Вот что говорят наши лингвисты о центре возникновения беларуского языка:
«Новогрудчина (территория современного Новогрудского района и соседних с ним Дятловского и Кореличского районов Гродненской области) находится в границах диалектной зоны, которая была ведущей и определяющей в процессе формирования беларуского литературного языка» (19, с. 64).
Таким образом, и лингвистика подтверждает, что Новогрудчина явилась центром возникновения беларуского этноса.
Рассуждая о возникновении беларуского языка, невозможно пройти мимо такого феномена, как буква «ў» («у» краткое). Такой буквы нет в польском, русском, украинском, летувисском, латышском языках. Возникает вопрос: откуда взялось «ў» в беларуском языке?
Так как беларусы произошли от балтов (летописных литвинов, днепровских балтов, кривичей), ответ надо искать в языках этих этносов. Для этого воспользуемся такими словами, которые не переводятся с языка на язык — фамилиями и гидронимами.
Вот характерный пример. На русском языке беларуские фамилии — Аўдзе, Аўдзееў, Аўдзевіч, Аўдзеевіч, Аўдзіенка, Аўдзіёнак, Аўдзей, Аўдзейчык, Аўдзіевіч, Аўдзіеўскі — пишутся как Авде, Авдеев, Авдевич, Авдеевич, Авдеенко, Авдеенок, Авдей, Авдейчик, Авдейчук, Авдиевич, Авдиевский. Все они происходят от балтского корня «audej», что в переводе означает «ткач».
Такие же преобразования присущи и другим беларуским фамилиям. Например, Аўлас, Аўласевіч, Аўласенка, Аўласка, Аўласнікаў, Аўласаў, Аўласовіч, Аўласцоў, Аўлашчык в русском языке пишут как Авлас, Авласевич, Авласенко, Авласенков, Авласко, Авласников, Авласов, Авласович, Авласцов, Авлосевич, Авлащик. В переводе с жамойтского языка слово «aulas» означает «голенище».

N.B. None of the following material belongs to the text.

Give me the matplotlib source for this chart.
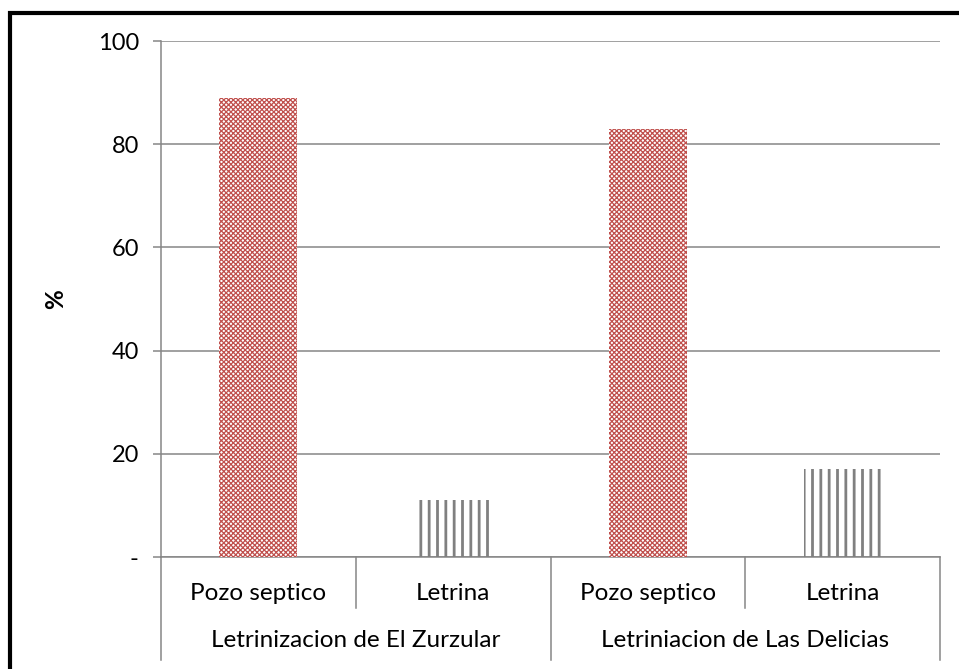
import matplotlib
matplotlib.use("Agg")
import matplotlib.pyplot as plt
from matplotlib.patches import Rectangle
from matplotlib.lines import Line2D

plt.rcParams['font.family'] = ['Lato', 'DejaVu Sans']

categories = ["Pozo septico", "Letrina", "Pozo septico", "Letrina"]
groups = ["Letrinizacion de El Zurzular", "Letriniacion de Las Delicias"]
values = [88.9, 11.1, 82.9, 17.1]
yticks = [0, 20, 40, 60, 80, 100]
ytick_labels = ["-", "20", "40", "60", "80", "100"]

GRAY = "#868686"
RED = "#C0504D"
FS = 17.5

fig = plt.figure(figsize=(9.59, 6.69), dpi=100)
ax = fig.add_axes([161/959, 1-557/669, (940-161)/959, (557-41)/669])

plt.rcParams['hatch.linewidth'] = 0.9
for i, v in enumerate(values):
    if categories[i] == "Pozo septico":
        ax.bar(i, v, width=0.4, facecolor="white", edgecolor=RED, hatch="xxxxxxx",
               linewidth=0, zorder=3)
    else:
        b = ax.bar(i, v, width=0.4, facecolor="none", edgecolor="#808080", hatch="||",
                   linewidth=0, zorder=3)
        for p in b:
            p._hatch_linewidth = 2.0

ax.set_xlim(-0.5, len(categories) - 0.5)
ax.set_ylim(0, 100)
ax.set_yticks(yticks)
ax.set_yticklabels(ytick_labels, fontsize=FS - 0.5)
ax.yaxis.grid(True, color=GRAY, linewidth=1.1, zorder=0)
ax.set_axisbelow(True)
ax.tick_params(axis='y', length=6, width=1.1, color=GRAY, pad=10)
ax.set_xticks([])
for s in ["top", "right"]:
    ax.spines[s].set_visible(False)
for s in ["left", "bottom"]:
    ax.spines[s].set_color(GRAY)
    ax.spines[s].set_linewidth(1.1)
ax.set_ylabel("%", fontsize=FS, fontweight="bold", labelpad=22)

trans = ax.get_xaxis_transform()
for i, c in enumerate(categories):
    ax.annotate(c, xy=(i, 0), xycoords=trans, xytext=(0, -26), textcoords="offset points",
                ha="center", va="center", fontsize=FS)
for gi, g in enumerate(groups):
    ax.annotate(g, xy=(gi * 2 + 0.5, 0), xycoords=trans, xytext=(0, -60),
                textcoords="offset points", ha="center", va="center", fontsize=FS)

def fig_line(xpix, y0pix, y1pix):
    fig.add_artist(Line2D([xpix/959, xpix/959], [1-y0pix/669, 1-y1pix/669],
                          color=GRAY, linewidth=1.1, transform=fig.transFigure))

ax_left, ax_right = -0.5, len(categories) - 0.5
for k in range(len(categories) + 1):
    xd = ax_left + k
    xpix = 161 + (940 - 161) * (xd - ax_left) / (ax_right - ax_left)
    long = (k % 2 == 0)
    fig_line(xpix, 557, 660 if long else 608)

fig.add_artist(Rectangle((10/959, -0.05), 1.2, 1 - 13/669 + 0.05, transform=fig.transFigure,
                         fill=False, edgecolor="black", linewidth=3))

fig.savefig("out.png", dpi=100)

Как видим, буква «ў» в русском языке всегда переходит в букву «в», когда она находится после гласной. То же самое происходит в других славянских языках — украинском и польском. Например, название населенного пункта «Мехаў» на русском языке звучит как «Мехов», на польском — Мехув, на украинском — Мехав.
Если же рассматривать беларуские фамилии в аспекте балтских слов, от которых они произошли, то отчетливо видно, что буква «ў» всегда получается из буквы «u», которая стоит после гласной: Gaura, -as (лет.) — волос, косма: Гаўранін, Гаўрашка, Гаўроў, Гаўрош; Daugelis (лет.) — много: Даўгалёў, Даўгалевіч, Даўгалюк, Даўгулевіч; Kaugure (лет.) — холм, бугор: Каўгарэня, и т. п.
Тоже самое происходит с названиями населенных пунктов, рек и озер, произошедших от балтских слов. Например:
Augus (прус.) — Аўгустава (бел.) — Августово (рус.)
Audejas (лет.) — Аўдзени (бел.) — Авдеенки (рус.)
Daug (лет.) — Даўгі (бел.) — Довги (рус.)
Dausos (лет.) — Доўск (бел.) — Довск (рус.)
Griuti (лет.) — Грыўда (бел.) — Гривда (рус.)
Итак, причиной возникновения «ў» явились балтские слова, которые вошли в беларуский язык в процессе образования этноса литвинов из балтов и славянизированных пришельцев.
Вывод: Взаимодействие на этническом уровне летописных литвинов (ятвягов), днепровских балтов, кривичей с носителями славянского языка различного этнического происхождения привело к возникновению беларуского языка на территориях, где они совместно проживали. По подсчетам Карского, около 83 % слов беларуского языка (в конце XIX века, т. е. еще не русифицированного) имеют общие корни со словами балтских языков.